Norovirus is a common but contagious virus that causes diarrhea, nausea, vomiting, and stomach pain. Some people also experience fever, headache or body aches. Download a Norovirus fact sheet. (Español)
Who gets Norovirus?
Everyone - children and adults are all at risk.
How is Norovirus spread?
This virus is spread by having contact with the feces or vomit of another person who has the illness. Feces or vomit can accidentally get in the mouth of other people by:
- Eating food or drinking liquids that are contaminated with the virus.
- Touching surfaces contaminated with the virus then putting your fingers in your mouth.
- Having direct contact with another person who is infected and showing symptoms (for example, when caring for someone with an illness, or sharing foods or eating utensils with someone who is ill).
How can Norovirus be prevented?
- Wash your hand frequently!
- Wash your hands if you are about to consume food or if you are around food. If you cannot wash our hands, use hand sanitizers.
- Wash your hands with soap and water after using the bathroom.
- Denver Public Health recommends using a 10 percent solution of household chlorine bleach (a cup of bleach per nine cups of water) to clean and disinfect more frequently than usual, bathrooms, bathtubs, toilets, and areas of the home commonly touched, such as handrails and doorknobs. Do not mix this bleach solution with other household cleaners.
- Promptly clean and disinfect any area that becomes soiled with feces or vomit with a bleach solution.
- Handle soiled linens and clothing as little as possible. They should be laundered with detergent in hot water for the longest time available and then machine dried.
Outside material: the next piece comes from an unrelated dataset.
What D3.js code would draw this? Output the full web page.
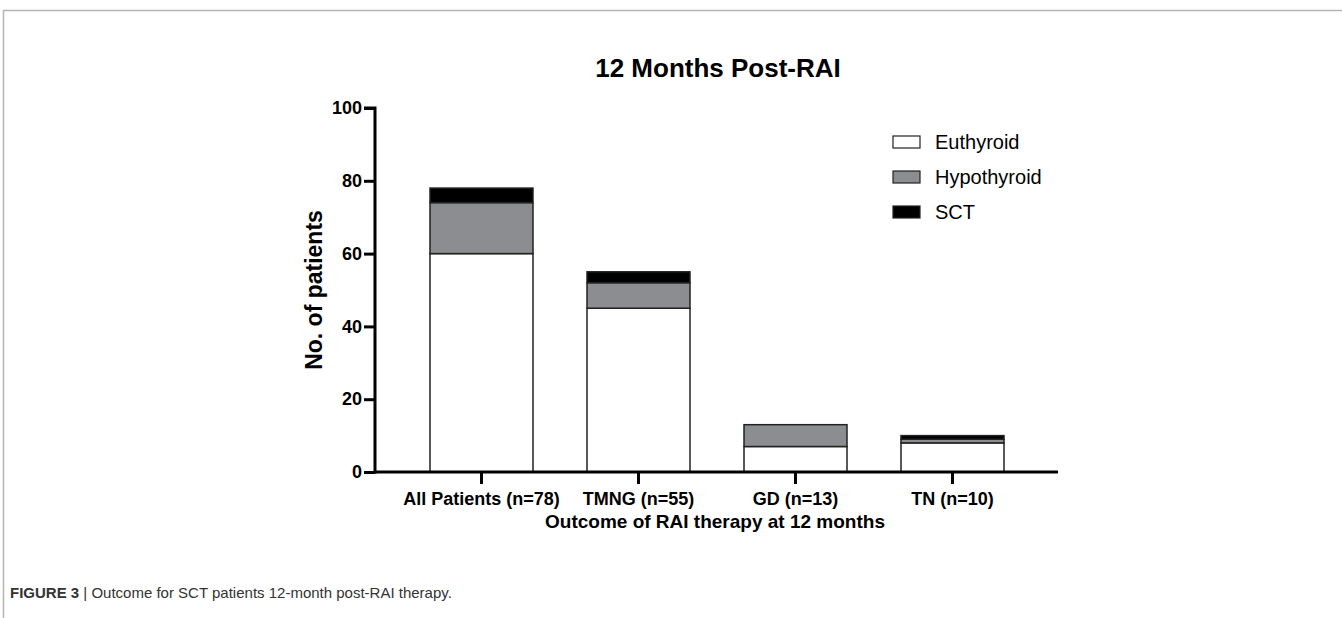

- If you are sick, stay home or away from school for a minimum of 2-3 days after symptoms (vomiting and diarrhea) have ended. This will protect friends, classmates and co-workers from getting sick.
Wash your hands the right way:
- Wet your hands and rub together with soap.
- Run your hands for at least 20 seconds and hum the "Happy Birthday" song twice.
- Rinse your hands and dry using a clean towel.
When to contact your physician:
- If the illness lasts more than 24 hours.
- If the fever won't go down using ordinary means such as fluids, ibuprofen or Tylenol.
- If frequent stools occur and/or vomiting more than three times a day, dehydration may occur. If fluids aren't tolerated, see a physician.